Water stains on garage drywall are one of those problems that’s easy to overlook — until they spread, darken, or start to smell. Whether it’s a yellowish ring on the ceiling or a brownish streak running down the wall, these marks are more than cosmetic issues. They’re signs that moisture reached somewhere it shouldn’t have.

Knowing how to remove water stains from garage drywall the right way means more than grabbing a can of paint. It means finding the source of the moisture first, confirming the area is fully dry, and then treating the stain so it doesn’t bleed back through your finish. This guide walks you through every stage of the process — from inspection to final coat — so you fix the problem properly and don’t end up repainting the same wall six months from now.
Why Stains From Garage Drywall Matters
Painting over a water stain without addressing what caused it is one of the most common home repair mistakes. The stain comes back, the drywall continues to degrade, and the underlying moisture problem quietly gets worse.
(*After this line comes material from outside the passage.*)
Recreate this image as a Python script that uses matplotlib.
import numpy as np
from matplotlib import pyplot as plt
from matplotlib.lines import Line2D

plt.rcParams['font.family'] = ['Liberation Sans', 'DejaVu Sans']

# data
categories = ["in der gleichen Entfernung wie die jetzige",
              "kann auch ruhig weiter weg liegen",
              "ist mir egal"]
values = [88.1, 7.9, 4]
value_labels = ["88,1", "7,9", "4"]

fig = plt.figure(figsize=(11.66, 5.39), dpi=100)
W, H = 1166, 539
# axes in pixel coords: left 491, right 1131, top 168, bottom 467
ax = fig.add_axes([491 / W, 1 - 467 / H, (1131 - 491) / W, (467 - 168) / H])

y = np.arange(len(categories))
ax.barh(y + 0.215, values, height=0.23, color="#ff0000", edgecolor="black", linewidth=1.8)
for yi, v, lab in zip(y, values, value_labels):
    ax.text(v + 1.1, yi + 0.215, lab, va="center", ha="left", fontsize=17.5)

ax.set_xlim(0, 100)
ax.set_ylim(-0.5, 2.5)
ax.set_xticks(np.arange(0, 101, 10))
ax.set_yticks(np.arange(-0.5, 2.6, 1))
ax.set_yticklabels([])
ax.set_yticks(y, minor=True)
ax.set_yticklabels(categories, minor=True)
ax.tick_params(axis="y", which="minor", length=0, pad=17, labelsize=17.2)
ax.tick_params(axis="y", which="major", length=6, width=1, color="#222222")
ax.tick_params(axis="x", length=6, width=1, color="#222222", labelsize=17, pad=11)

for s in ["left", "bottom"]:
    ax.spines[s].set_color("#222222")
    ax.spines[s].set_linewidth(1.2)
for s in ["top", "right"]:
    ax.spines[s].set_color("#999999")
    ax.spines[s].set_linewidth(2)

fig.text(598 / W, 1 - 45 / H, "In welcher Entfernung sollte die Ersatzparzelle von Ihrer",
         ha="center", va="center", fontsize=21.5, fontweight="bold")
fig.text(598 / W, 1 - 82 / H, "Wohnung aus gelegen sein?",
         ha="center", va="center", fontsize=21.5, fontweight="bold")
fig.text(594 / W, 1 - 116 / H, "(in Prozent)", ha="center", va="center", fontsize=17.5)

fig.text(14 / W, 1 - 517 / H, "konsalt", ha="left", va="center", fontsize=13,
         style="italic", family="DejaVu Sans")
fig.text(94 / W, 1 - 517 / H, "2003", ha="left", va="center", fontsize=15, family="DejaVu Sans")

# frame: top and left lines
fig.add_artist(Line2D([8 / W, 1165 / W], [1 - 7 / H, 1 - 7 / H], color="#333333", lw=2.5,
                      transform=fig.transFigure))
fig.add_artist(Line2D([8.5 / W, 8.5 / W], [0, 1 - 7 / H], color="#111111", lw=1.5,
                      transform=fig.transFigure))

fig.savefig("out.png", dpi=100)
Water-damaged drywall loses structural integrity over time. Wet gypsum becomes soft and crumbly, loses its ability to hold fasteners, and creates ideal conditions for mold growth if moisture is recurring. Garages are especially vulnerable because they’re exposed to temperature swings, roof drainage, plumbing runs, and door seal failures that interior rooms rarely experience.
Step-By-Step Guide To How To Remove Water Stains From Garage Drywall
Step 1: Find And Fix The Source Of The Moisture First
Before you touch the stain, you need to know where the water came from. Common sources in garages include roof leaks above the ceiling drywall, condensation from poor ventilation or temperature swings, plumbing lines running through the ceiling or wall, and failed garage door seals allowing rain intrusion along the bottom or sides.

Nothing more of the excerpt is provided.